**Set exercise**
Quote the listing in full, exactly as given, minus any pictures.

— START —

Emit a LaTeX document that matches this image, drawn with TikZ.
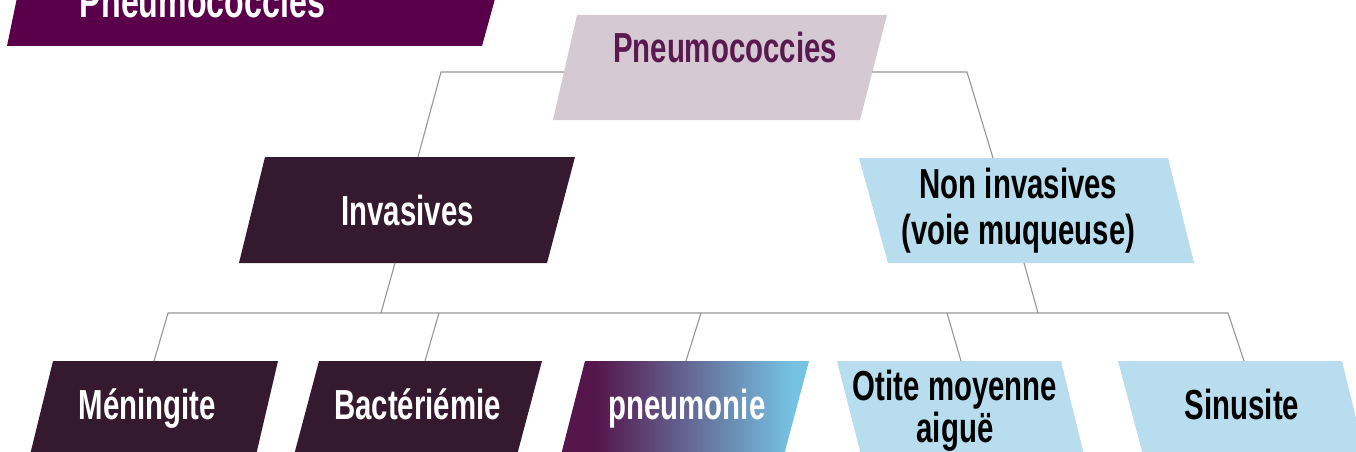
\documentclass[tikz,border=0pt]{standalone}
\usepackage{fontspec}
\newfontfamily\osw[FakeStretch=0.70]{Liberation Sans}
\definecolor{banner}{RGB}{90,0,75}
\definecolor{topbox}{RGB}{213,202,211}
\definecolor{toptext}{RGB}{90,26,79}
\definecolor{darkbox}{RGB}{53,26,47}
\definecolor{lightbox}{RGB}{184,221,238}
\definecolor{pdark}{RGB}{85,22,76}
\definecolor{pblue}{RGB}{117,194,227}
\definecolor{linkgray}{RGB}{150,150,150}
\pgfdeclarehorizontalshading{pneushade}{100bp}{color(0bp)=(pdark); color(32bp)=(pdark); color(71.5bp)=(pblue); color(100bp)=(pblue)}
\tikzset{
  lbl/.style={anchor=base, inner sep=0pt, align=center, font=\osw\bfseries\fontsize{42}{42}\selectfont},
  link/.style={draw=linkgray, line width=1.1pt},
}
\begin{document}
\begin{tikzpicture}[x=1pt,y=-1pt]
\useasboundingbox (0,0) rectangle (1356,452);
\clip (0,0) rectangle (1356,452);
% banner
\fill[banner] (7,46) -- (482,46) -- (498,-12) -- (19,-12) -- cycle;
\node[lbl, text=white, font=\osw\bfseries\fontsize{46}{46}\selectfont] (ban) at (202.5,18) {Pneumococcies};
% shapes
\fill[topbox] (577,15) -- (887,15) -- (860,120) -- (553,120) -- cycle;
\fill[darkbox] (265,157) -- (575,157) -- (547,263) -- (239,263) -- cycle;
\fill[lightbox] (859,158) -- (1168,158) -- (1194,263) -- (888,263) -- cycle;
\fill[darkbox] (53,361) -- (278,361) -- (256,455) -- (30,455) -- cycle;
\fill[darkbox] (319,361) -- (542,361) -- (517,455) -- (294,455) -- cycle;
\shade[shading=pneushade] (585,361) -- (809,361) -- (784,455) -- (561,455) -- cycle;
\fill[lightbox] (837,361) -- (1061,361) -- (1084,455) -- (861,455) -- cycle;
\fill[lightbox] (1118,361) -- (1342,361) -- (1365,455) -- (1143,455) -- cycle;
% labels
\node[lbl, text=toptext] (root) at (725,63) {Pneumococcies};
\node[lbl, text=white] (inv) at (407.5,225) {Invasives};
\node[lbl, text=black] (non) at (1018.5,244) {Non invasives\\[4pt](voie muqueuse)};
\node[lbl, text=white] (men) at (147.5,419) {Méningite};
\node[lbl, text=white] (bac) at (417.5,419) {Bactériémie};
\node[lbl, text=white] (pne) at (687,419) {pneumonie};
\node[lbl, text=black] (oti) at (955,442) {Otite moyenne\\aiguë};
\node[lbl, text=black] (sin) at (1242,419) {Sinusite};
% connector anchors
\coordinate (root-l) at (564,72);
\coordinate (root-r) at (872,72);
\coordinate (inv-t) at (418,157);
\coordinate (non-t) at (993,158);
\coordinate (inv-b) at (395,263);
\coordinate (non-b) at (1024,263);
\coordinate (men-t) at (154,361);
\coordinate (bac-t) at (425,361);
\coordinate (pne-t) at (686,361);
\coordinate (oti-t) at (961,361);
\coordinate (sin-t) at (1244,361);
% connectors
\draw[link] (root-l) -- (441,72) -- (inv-t);
\draw[link] (root-r) -- (967,72) -- (non-t);
\draw[link] (inv-b) -- (381,313);
\draw[link] (non-b) -- (1038,313);
\draw[link] (men-t) -- (168,313) -- (1228,313) -- (sin-t);
\draw[link] (bac-t) -- (439,313);
\draw[link] (pne-t) -- (701,313);
\draw[link] (oti-t) -- (947,313);
\end{tikzpicture}
\end{document}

— END —

**Solved exercise**
Emit a LaTeX document that matches this image, drawn with TikZ.
\documentclass[tikz,border=0pt]{standalone}
\usepackage{fontspec}
\newfontfamily\osw[FakeStretch=0.70]{Liberation Sans}
\definecolor{banner}{RGB}{90,0,75}
\definecolor{topbox}{RGB}{213,202,211}
\definecolor{toptext}{RGB}{90,26,79}
\definecolor{darkbox}{RGB}{53,26,47}
\definecolor{lightbox}{RGB}{184,221,238}
\definecolor{pdark}{RGB}{85,22,76}
\definecolor{pblue}{RGB}{117,194,227}
\definecolor{linkgray}{RGB}{150,150,150}
\pgfdeclarehorizontalshading{pneushade}{100bp}{color(0bp)=(pdark); color(32bp)=(pdark); color(71.5bp)=(pblue); color(100bp)=(pblue)}
\tikzset{
  lbl/.style={anchor=base, inner sep=0pt, align=center, font=\osw\bfseries\fontsize{42}{42}\selectfont},
  link/.style={draw=linkgray, line width=1.1pt},
}
\begin{document}
\begin{tikzpicture}[x=1pt,y=-1pt]
\useasboundingbox (0,0) rectangle (1356,452);
\clip (0,0) rectangle (1356,452);
% banner
\fill[banner] (7,46) -- (482,46) -- (498,-12) -- (19,-12) -- cycle;
\node[lbl, text=white, font=\osw\bfseries\fontsize{46}{46}\selectfont] (ban) at (202.5,18) {Pneumococcies};
% shapes
\fill[topbox] (577,15) -- (887,15) -- (860,120) -- (553,120) -- cycle;
\fill[darkbox] (265,157) -- (575,157) -- (547,263) -- (239,263) -- cycle;
\fill[lightbox] (859,158) -- (1168,158) -- (1194,263) -- (888,263) -- cycle;
\fill[darkbox] (53,361) -- (278,361) -- (256,455) -- (30,455) -- cycle;
\fill[darkbox] (319,361) -- (542,361) -- (517,455) -- (294,455) -- cycle;
\shade[shading=pneushade] (585,361) -- (809,361) -- (784,455) -- (561,455) -- cycle;
\fill[lightbox] (837,361) -- (1061,361) -- (1084,455) -- (861,455) -- cycle;
\fill[lightbox] (1118,361) -- (1342,361) -- (1365,455) -- (1143,455) -- cycle;
% labels
\node[lbl, text=toptext] (root) at (725,63) {Pneumococcies};
\node[lbl, text=white] (inv) at (407.5,225) {Invasives};
\node[lbl, text=black] (non) at (1018.5,244) {Non invasives\\[4pt](voie muqueuse)};
\node[lbl, text=white] (men) at (147.5,419) {Méningite};
\node[lbl, text=white] (bac) at (417.5,419) {Bactériémie};
\node[lbl, text=white] (pne) at (687,419) {pneumonie};
\node[lbl, text=black] (oti) at (955,442) {Otite moyenne\\aiguë};
\node[lbl, text=black] (sin) at (1242,419) {Sinusite};
% connector anchors
\coordinate (root-l) at (564,72);
\coordinate (root-r) at (872,72);
\coordinate (inv-t) at (418,157);
\coordinate (non-t) at (993,158);
\coordinate (inv-b) at (395,263);
\coordinate (non-b) at (1024,263);
\coordinate (men-t) at (154,361);
\coordinate (bac-t) at (425,361);
\coordinate (pne-t) at (686,361);
\coordinate (oti-t) at (961,361);
\coordinate (sin-t) at (1244,361);
% connectors
\draw[link] (root-l) -- (441,72) -- (inv-t);
\draw[link] (root-r) -- (967,72) -- (non-t);
\draw[link] (inv-b) -- (381,313);
\draw[link] (non-b) -- (1038,313);
\draw[link] (men-t) -- (168,313) -- (1228,313) -- (sin-t);
\draw[link] (bac-t) -- (439,313);
\draw[link] (pne-t) -- (701,313);
\draw[link] (oti-t) -- (947,313);
\end{tikzpicture}
\end{document}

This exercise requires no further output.